If we take Mistress-slave relation like marital status, then Domme-sub would be a pair of lovers and top-bottom can be any pair, who just have a date. We also can say, that every slave is a sub and every sub is a bottom, but not vice versa. Also every Mistress is a Domme and every Domme is a top.
switch - is one, who change his/her role, can be a top and can be a bottom too.
In written contact (by mail, email, IRC etc.) it is useful, if it is easily recognizable by name, who is who. There is a rule for this: top usually uses capital first letter, a bottom uses all letters in small case and switch uses capital letter somewhere in the middle in his/her name.

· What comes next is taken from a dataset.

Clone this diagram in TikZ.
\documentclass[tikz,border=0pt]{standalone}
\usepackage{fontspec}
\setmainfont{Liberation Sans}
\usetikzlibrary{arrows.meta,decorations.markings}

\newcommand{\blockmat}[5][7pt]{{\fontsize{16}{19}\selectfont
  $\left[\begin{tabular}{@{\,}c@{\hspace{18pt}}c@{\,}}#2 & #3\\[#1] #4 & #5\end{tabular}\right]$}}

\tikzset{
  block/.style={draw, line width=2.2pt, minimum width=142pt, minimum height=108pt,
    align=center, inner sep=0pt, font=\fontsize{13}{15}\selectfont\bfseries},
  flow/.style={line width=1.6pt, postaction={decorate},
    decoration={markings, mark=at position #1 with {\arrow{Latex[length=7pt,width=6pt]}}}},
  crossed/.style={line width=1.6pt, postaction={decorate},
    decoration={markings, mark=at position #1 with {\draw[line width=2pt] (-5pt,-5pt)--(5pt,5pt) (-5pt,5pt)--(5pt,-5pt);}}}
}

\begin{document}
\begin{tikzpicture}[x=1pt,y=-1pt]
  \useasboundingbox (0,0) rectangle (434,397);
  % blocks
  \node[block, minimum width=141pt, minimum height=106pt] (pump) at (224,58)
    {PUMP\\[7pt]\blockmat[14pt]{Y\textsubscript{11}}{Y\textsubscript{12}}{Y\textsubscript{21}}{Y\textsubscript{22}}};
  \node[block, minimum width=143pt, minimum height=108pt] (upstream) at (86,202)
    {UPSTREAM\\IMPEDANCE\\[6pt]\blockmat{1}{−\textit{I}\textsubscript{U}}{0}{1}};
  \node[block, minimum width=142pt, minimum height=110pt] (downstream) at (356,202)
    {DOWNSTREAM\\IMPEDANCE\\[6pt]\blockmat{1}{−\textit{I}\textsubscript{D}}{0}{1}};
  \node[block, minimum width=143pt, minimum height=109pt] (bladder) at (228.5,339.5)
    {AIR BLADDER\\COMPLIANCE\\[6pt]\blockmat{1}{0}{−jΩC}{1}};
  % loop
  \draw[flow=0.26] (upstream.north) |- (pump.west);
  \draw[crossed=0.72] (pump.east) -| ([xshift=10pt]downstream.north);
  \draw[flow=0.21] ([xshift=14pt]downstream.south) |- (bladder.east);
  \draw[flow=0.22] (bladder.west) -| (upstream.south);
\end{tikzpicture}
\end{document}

Esential principles of the BDSM relationship
As in any relation, also here the most important is the respect to the partner, and it does not matter if she/he is a master or slave, it works both ways. Anybody would hardly ever submit to someone, who did not earn his trust, and she will not earn his trust, if she does not show her esteem to him too. Only novices and these, who do not take BDSM seriously, claim themselves to be Mistresses or slaves from the first meeting. Be aware of these people! Who is serious, this will take you as an equal partner. When both of you ensure, that your desires match and both feel comfortable and have trust in each other, then the bottom can offer himself to be under the control of the top, and the top can take this offer. I stress here, that both parties can and not must. To submit, it is the last bottom's decision. Since the top takes that offer, she takes also the responsibility for her bottom. I find following ads and responses as a major mistake: "i am begging you to be accepted for your service", or "kneel and immediately write to me that you want to submit!". Both are signs of low experience (well I was the same in the past :-), and in case of experienced people it demostrates a lack of esteem or self-esteem. Relations, which start in that way, end very early too and are not very happy. Of course there is no rule without an exception. If you seek someone just for one session and you like a risk, it can be the right way for you. But it is not how I feel about BDSM. If you search for a lifetime partner and want to have a life full of love, sex and emotions, then it would be better to start from another point - go for a dinner, learn what she likes, what is her philosophy, what she expect from live and very slowly get to the questions concerning BDSM. In that way you can test, if you are both of the same mind.